▶ **EXERCISE TASK**:
Retype the whole listing, please, keeping every line exact and dropping the pictures.
-------- STORED DATA
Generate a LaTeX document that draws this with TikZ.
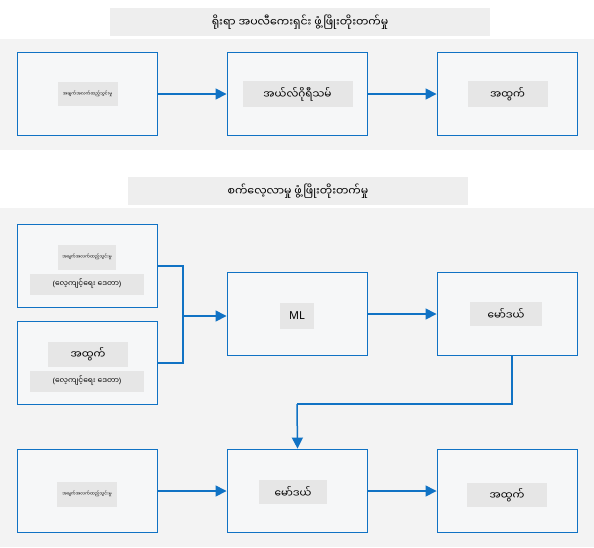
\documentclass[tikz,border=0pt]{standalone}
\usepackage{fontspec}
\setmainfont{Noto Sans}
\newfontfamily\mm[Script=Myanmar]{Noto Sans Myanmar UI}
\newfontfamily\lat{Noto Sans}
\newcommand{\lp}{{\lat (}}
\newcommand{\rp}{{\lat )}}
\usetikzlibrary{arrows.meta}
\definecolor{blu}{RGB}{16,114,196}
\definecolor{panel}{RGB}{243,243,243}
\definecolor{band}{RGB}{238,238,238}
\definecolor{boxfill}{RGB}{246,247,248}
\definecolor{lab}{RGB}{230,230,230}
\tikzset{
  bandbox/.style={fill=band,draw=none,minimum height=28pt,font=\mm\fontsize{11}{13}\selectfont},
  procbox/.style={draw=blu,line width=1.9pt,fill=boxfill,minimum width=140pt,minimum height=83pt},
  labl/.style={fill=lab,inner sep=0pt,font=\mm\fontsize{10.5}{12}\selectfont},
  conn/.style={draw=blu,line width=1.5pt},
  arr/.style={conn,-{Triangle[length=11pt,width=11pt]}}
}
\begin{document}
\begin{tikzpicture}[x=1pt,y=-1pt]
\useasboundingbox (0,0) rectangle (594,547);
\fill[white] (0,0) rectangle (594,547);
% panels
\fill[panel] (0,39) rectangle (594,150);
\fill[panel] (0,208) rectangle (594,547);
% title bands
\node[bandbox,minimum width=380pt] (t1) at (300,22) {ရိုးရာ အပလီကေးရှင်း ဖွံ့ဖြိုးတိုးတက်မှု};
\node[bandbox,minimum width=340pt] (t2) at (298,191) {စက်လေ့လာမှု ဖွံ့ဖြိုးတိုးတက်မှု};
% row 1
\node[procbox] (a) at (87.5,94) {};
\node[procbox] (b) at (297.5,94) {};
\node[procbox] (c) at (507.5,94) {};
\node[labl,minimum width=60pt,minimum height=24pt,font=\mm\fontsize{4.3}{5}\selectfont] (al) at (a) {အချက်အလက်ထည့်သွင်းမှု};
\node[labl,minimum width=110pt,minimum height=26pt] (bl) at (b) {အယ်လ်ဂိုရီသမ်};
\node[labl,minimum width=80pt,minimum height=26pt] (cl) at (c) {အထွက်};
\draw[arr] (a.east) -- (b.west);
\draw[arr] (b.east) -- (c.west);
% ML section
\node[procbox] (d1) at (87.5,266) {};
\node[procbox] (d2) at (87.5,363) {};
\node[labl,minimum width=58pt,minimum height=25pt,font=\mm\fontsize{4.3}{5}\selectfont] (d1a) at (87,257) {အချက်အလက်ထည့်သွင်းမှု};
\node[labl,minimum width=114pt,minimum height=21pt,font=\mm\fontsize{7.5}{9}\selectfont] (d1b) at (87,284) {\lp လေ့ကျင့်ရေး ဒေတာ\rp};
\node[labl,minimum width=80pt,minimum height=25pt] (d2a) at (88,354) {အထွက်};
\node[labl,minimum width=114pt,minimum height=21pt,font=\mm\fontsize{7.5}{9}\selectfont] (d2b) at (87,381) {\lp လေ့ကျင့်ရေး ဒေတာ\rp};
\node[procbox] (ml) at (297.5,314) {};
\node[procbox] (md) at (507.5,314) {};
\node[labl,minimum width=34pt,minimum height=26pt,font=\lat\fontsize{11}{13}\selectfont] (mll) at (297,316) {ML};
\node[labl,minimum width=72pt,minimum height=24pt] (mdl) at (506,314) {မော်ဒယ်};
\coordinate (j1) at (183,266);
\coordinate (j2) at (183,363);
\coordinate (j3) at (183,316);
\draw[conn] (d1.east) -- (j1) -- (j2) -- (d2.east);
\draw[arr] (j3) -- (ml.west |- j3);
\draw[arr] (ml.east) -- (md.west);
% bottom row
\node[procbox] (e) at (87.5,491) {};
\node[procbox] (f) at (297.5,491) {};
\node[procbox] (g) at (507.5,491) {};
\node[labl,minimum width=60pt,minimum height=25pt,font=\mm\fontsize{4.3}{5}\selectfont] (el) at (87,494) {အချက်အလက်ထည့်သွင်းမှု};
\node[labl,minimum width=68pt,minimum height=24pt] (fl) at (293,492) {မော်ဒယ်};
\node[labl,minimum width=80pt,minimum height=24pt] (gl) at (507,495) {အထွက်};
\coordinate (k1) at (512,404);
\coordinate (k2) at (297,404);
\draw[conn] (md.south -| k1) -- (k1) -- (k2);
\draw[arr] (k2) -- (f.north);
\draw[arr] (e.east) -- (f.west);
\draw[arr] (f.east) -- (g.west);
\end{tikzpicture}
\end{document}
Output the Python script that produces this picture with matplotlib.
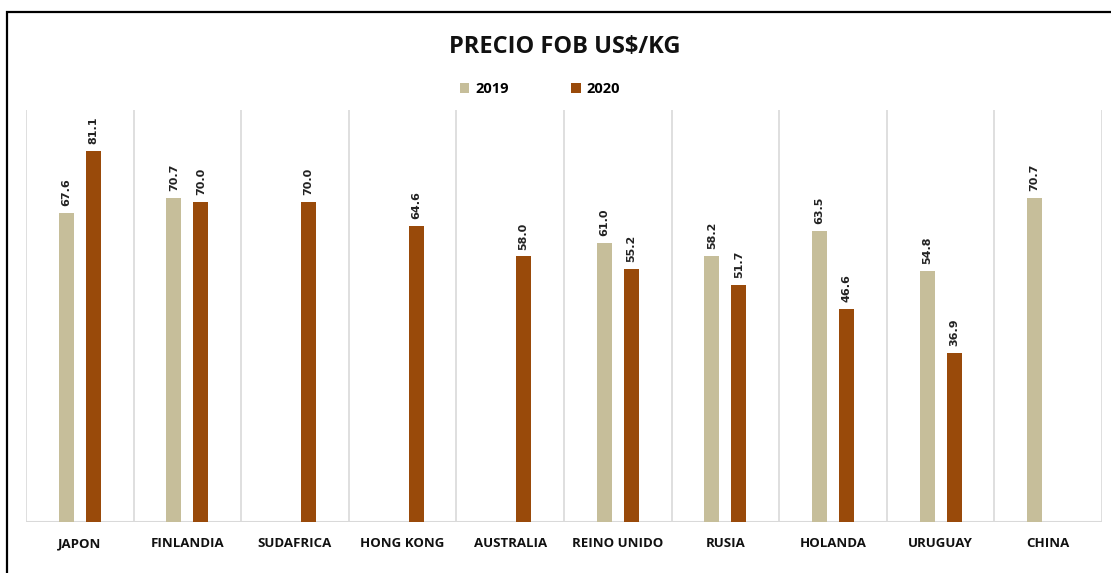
----------------
▶ **THE SOLUTION**:
Generate a LaTeX document that draws this with TikZ.
\documentclass[tikz,border=0pt]{standalone}
\usepackage{fontspec}
\setmainfont{Noto Sans}
\newfontfamily\mm[Script=Myanmar]{Noto Sans Myanmar UI}
\newfontfamily\lat{Noto Sans}
\newcommand{\lp}{{\lat (}}
\newcommand{\rp}{{\lat )}}
\usetikzlibrary{arrows.meta}
\definecolor{blu}{RGB}{16,114,196}
\definecolor{panel}{RGB}{243,243,243}
\definecolor{band}{RGB}{238,238,238}
\definecolor{boxfill}{RGB}{246,247,248}
\definecolor{lab}{RGB}{230,230,230}
\tikzset{
  bandbox/.style={fill=band,draw=none,minimum height=28pt,font=\mm\fontsize{11}{13}\selectfont},
  procbox/.style={draw=blu,line width=1.9pt,fill=boxfill,minimum width=140pt,minimum height=83pt},
  labl/.style={fill=lab,inner sep=0pt,font=\mm\fontsize{10.5}{12}\selectfont},
  conn/.style={draw=blu,line width=1.5pt},
  arr/.style={conn,-{Triangle[length=11pt,width=11pt]}}
}
\begin{document}
\begin{tikzpicture}[x=1pt,y=-1pt]
\useasboundingbox (0,0) rectangle (594,547);
\fill[white] (0,0) rectangle (594,547);
% panels
\fill[panel] (0,39) rectangle (594,150);
\fill[panel] (0,208) rectangle (594,547);
% title bands
\node[bandbox,minimum width=380pt] (t1) at (300,22) {ရိုးရာ အပလီကေးရှင်း ဖွံ့ဖြိုးတိုးတက်မှု};
\node[bandbox,minimum width=340pt] (t2) at (298,191) {စက်လေ့လာမှု ဖွံ့ဖြိုးတိုးတက်မှု};
% row 1
\node[procbox] (a) at (87.5,94) {};
\node[procbox] (b) at (297.5,94) {};
\node[procbox] (c) at (507.5,94) {};
\node[labl,minimum width=60pt,minimum height=24pt,font=\mm\fontsize{4.3}{5}\selectfont] (al) at (a) {အချက်အလက်ထည့်သွင်းမှု};
\node[labl,minimum width=110pt,minimum height=26pt] (bl) at (b) {အယ်လ်ဂိုရီသမ်};
\node[labl,minimum width=80pt,minimum height=26pt] (cl) at (c) {အထွက်};
\draw[arr] (a.east) -- (b.west);
\draw[arr] (b.east) -- (c.west);
% ML section
\node[procbox] (d1) at (87.5,266) {};
\node[procbox] (d2) at (87.5,363) {};
\node[labl,minimum width=58pt,minimum height=25pt,font=\mm\fontsize{4.3}{5}\selectfont] (d1a) at (87,257) {အချက်အလက်ထည့်သွင်းမှု};
\node[labl,minimum width=114pt,minimum height=21pt,font=\mm\fontsize{7.5}{9}\selectfont] (d1b) at (87,284) {\lp လေ့ကျင့်ရေး ဒေတာ\rp};
\node[labl,minimum width=80pt,minimum height=25pt] (d2a) at (88,354) {အထွက်};
\node[labl,minimum width=114pt,minimum height=21pt,font=\mm\fontsize{7.5}{9}\selectfont] (d2b) at (87,381) {\lp လေ့ကျင့်ရေး ဒေတာ\rp};
\node[procbox] (ml) at (297.5,314) {};
\node[procbox] (md) at (507.5,314) {};
\node[labl,minimum width=34pt,minimum height=26pt,font=\lat\fontsize{11}{13}\selectfont] (mll) at (297,316) {ML};
\node[labl,minimum width=72pt,minimum height=24pt] (mdl) at (506,314) {မော်ဒယ်};
\coordinate (j1) at (183,266);
\coordinate (j2) at (183,363);
\coordinate (j3) at (183,316);
\draw[conn] (d1.east) -- (j1) -- (j2) -- (d2.east);
\draw[arr] (j3) -- (ml.west |- j3);
\draw[arr] (ml.east) -- (md.west);
% bottom row
\node[procbox] (e) at (87.5,491) {};
\node[procbox] (f) at (297.5,491) {};
\node[procbox] (g) at (507.5,491) {};
\node[labl,minimum width=60pt,minimum height=25pt,font=\mm\fontsize{4.3}{5}\selectfont] (el) at (87,494) {အချက်အလက်ထည့်သွင်းမှု};
\node[labl,minimum width=68pt,minimum height=24pt] (fl) at (293,492) {မော်ဒယ်};
\node[labl,minimum width=80pt,minimum height=24pt] (gl) at (507,495) {အထွက်};
\coordinate (k1) at (512,404);
\coordinate (k2) at (297,404);
\draw[conn] (md.south -| k1) -- (k1) -- (k2);
\draw[arr] (k2) -- (f.north);
\draw[arr] (e.east) -- (f.west);
\draw[arr] (f.east) -- (g.west);
\end{tikzpicture}
\end{document}
Output the Python script that produces this picture with matplotlib.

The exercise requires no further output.